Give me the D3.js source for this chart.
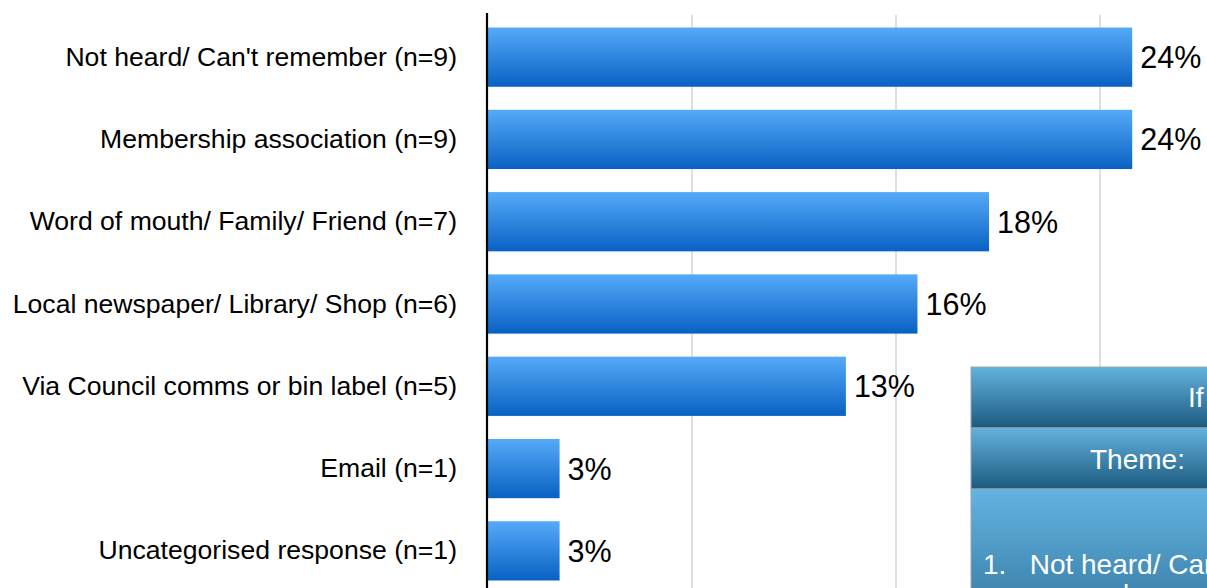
<!DOCTYPE html>
<html>
<head>
<meta charset="utf-8">
<script src="https://cdn.jsdelivr.net/npm/d3@7"></script>
<style>
  html, body { margin: 0; padding: 0; background: #fff; overflow: hidden; }
  svg { display: block; font-family: "Liberation Sans", Arial, Helvetica, sans-serif; }
</style>
</head>
<body>
<svg id="chart" width="1207" height="588"></svg>
<script>
  const categories = [
    "Not heard/ Can't remember (n=9)",
    'Membership association (n=9)',
    'Word of mouth/ Family/ Friend (n=7)',
    'Local newspaper/ Library/ Shop (n=6)',
    'Via Council comms or bin label (n=5)',
    'Email (n=1)',
    'Uncategorised response (n=1)'
  ];
  const counts = [9, 9, 7, 6, 5, 1, 1];
  const shares = counts.map(n => n / 38);
  const valueLabels = ['24%', '24%', '18%', '16%', '13%', '3%', '3%'];
  const xTicks = [0.075, 0.15, 0.225, 0.3];

  // overlay table (cropped at the right edge of the slide)
  const tableRows = ['If', 'Theme:', '1.   Not heard/ Can\'t', 'remember'];

  const svg = d3.select('#chart');
  const defs = svg.append('defs');

  const barGrad = defs.append('linearGradient')
    .attr('id', 'barGrad').attr('x1', 0).attr('y1', 0).attr('x2', 0).attr('y2', 1);
  barGrad.append('stop').attr('offset', '0%').attr('stop-color', '#55aaf8');
  barGrad.append('stop').attr('offset', '100%').attr('stop-color', '#0861c3');

  const headGrad = defs.append('linearGradient')
    .attr('id', 'headGrad').attr('x1', 0).attr('y1', 0).attr('x2', 0).attr('y2', 1);
  headGrad.append('stop').attr('offset', '0%').attr('stop-color', '#62b2de');
  headGrad.append('stop').attr('offset', '100%').attr('stop-color', '#1c5a7f');

  const bodyGrad = defs.append('linearGradient')
    .attr('id', 'bodyGrad').attr('x1', 0).attr('y1', 0).attr('x2', 0).attr('y2', 1);
  bodyGrad.append('stop').attr('offset', '0%').attr('stop-color', '#64b3e2');
  bodyGrad.append('stop').attr('offset', '100%').attr('stop-color', '#2f7199');

  const x = d3.scaleLinear().domain([0, 0.3]).range([488, 1304]);
  const y = d3.scaleBand().domain(categories).range([16, 592])
    .paddingInner(0.28).paddingOuter(0.14);

  // Gridlines
  svg.append('g')
    .selectAll('line')
    .data(xTicks)
    .enter()
    .append('line')
    .attr('x1', d => x(d)).attr('x2', d => x(d))
    .attr('y1', 15).attr('y2', 600)
    .attr('stroke', '#d4d4d4')
    .attr('stroke-width', 1.5);

  // Bars
  svg.append('g')
    .selectAll('rect')
    .data(categories)
    .enter()
    .append('rect')
    .attr('x', x(0))
    .attr('y', d => y(d))
    .attr('width', (d, i) => x(shares[i]) - x(0))
    .attr('height', y.bandwidth())
    .attr('fill', 'url(#barGrad)');

  // Value labels
  svg.append('g')
    .selectAll('text')
    .data(categories)
    .enter()
    .append('text')
    .attr('x', (d, i) => x(shares[i]) + 8)
    .attr('y', d => y(d) + y.bandwidth() / 2)
    .attr('dy', '0.36em')
    .style('font-size', '30.5px')
    .attr('fill', '#000')
    .text((d, i) => valueLabels[i]);

  // Category axis
  const yAxis = svg.append('g')
    .attr('transform', `translate(${x(0) - 1},0)`)
    .call(d3.axisLeft(y).tickSize(0).tickPadding(30));
  yAxis.select('.domain').remove();
  yAxis.selectAll('text')
    .style('font-size', '26.6px')
    .attr('fill', '#000');
  yAxis.attr('font-family', null).attr('font-size', null);

  svg.append('line')
    .attr('x1', 487).attr('x2', 487)
    .attr('y1', 13).attr('y2', 600)
    .attr('stroke', '#000')
    .attr('stroke-width', 2.2);

  // Overlay table
  const tX = 971;
  const rowTops = [367, 428, 489];
  const rowHeights = [61, 61, 150];
  const table = svg.append('g');
  table.selectAll('rect')
    .data(rowTops)
    .enter()
    .append('rect')
    .attr('x', tX)
    .attr('y', d => d)
    .attr('width', 260)
    .attr('height', (d, i) => rowHeights[i])
    .attr('fill', (d, i) => i < 2 ? 'url(#headGrad)' : 'url(#bodyGrad)')
    .attr('stroke', '#9aa7b0')
    .attr('stroke-width', 1);

  table.append('text')
    .attr('x', 1188).attr('y', 407)
    .attr('fill', '#fff').style('font-size', '28px')
    .text(tableRows[0]);
  table.append('text')
    .attr('x', 1090).attr('y', 469)
    .attr('fill', '#fff').style('font-size', '28px')
    .text(tableRows[1]);
  table.append('text')
    .attr('x', 983).attr('y', 574)
    .attr('fill', '#fff').style('font-size', '28px')
    .style('white-space', 'pre')
    .text(tableRows[2]);
  table.append('text')
    .attr('x', 1036).attr('y', 604)
    .attr('fill', '#fff').style('font-size', '28px')
    .text(tableRows[3]);
</script>
</body>
</html>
• • • • • • •
Leave out any pictures and return exactly the lines from the beginning of the data through the line with "const defs = svg.append('defs');", inclusive.

## RESULT OF THE EXERCISE
Give me the D3.js source for this chart.
<!DOCTYPE html>
<html>
<head>
<meta charset="utf-8">
<script src="https://cdn.jsdelivr.net/npm/d3@7"></script>
<style>
  html, body { margin: 0; padding: 0; background: #fff; overflow: hidden; }
  svg { display: block; font-family: "Liberation Sans", Arial, Helvetica, sans-serif; }
</style>
</head>
<body>
<svg id="chart" width="1207" height="588"></svg>
<script>
  const categories = [
    "Not heard/ Can't remember (n=9)",
    'Membership association (n=9)',
    'Word of mouth/ Family/ Friend (n=7)',
    'Local newspaper/ Library/ Shop (n=6)',
    'Via Council comms or bin label (n=5)',
    'Email (n=1)',
    'Uncategorised response (n=1)'
  ];
  const counts = [9, 9, 7, 6, 5, 1, 1];
  const shares = counts.map(n => n / 38);
  const valueLabels = ['24%', '24%', '18%', '16%', '13%', '3%', '3%'];
  const xTicks = [0.075, 0.15, 0.225, 0.3];

  // overlay table (cropped at the right edge of the slide)
  const tableRows = ['If', 'Theme:', '1.   Not heard/ Can\'t', 'remember'];

  const svg = d3.select('#chart');
  const defs = svg.append('defs');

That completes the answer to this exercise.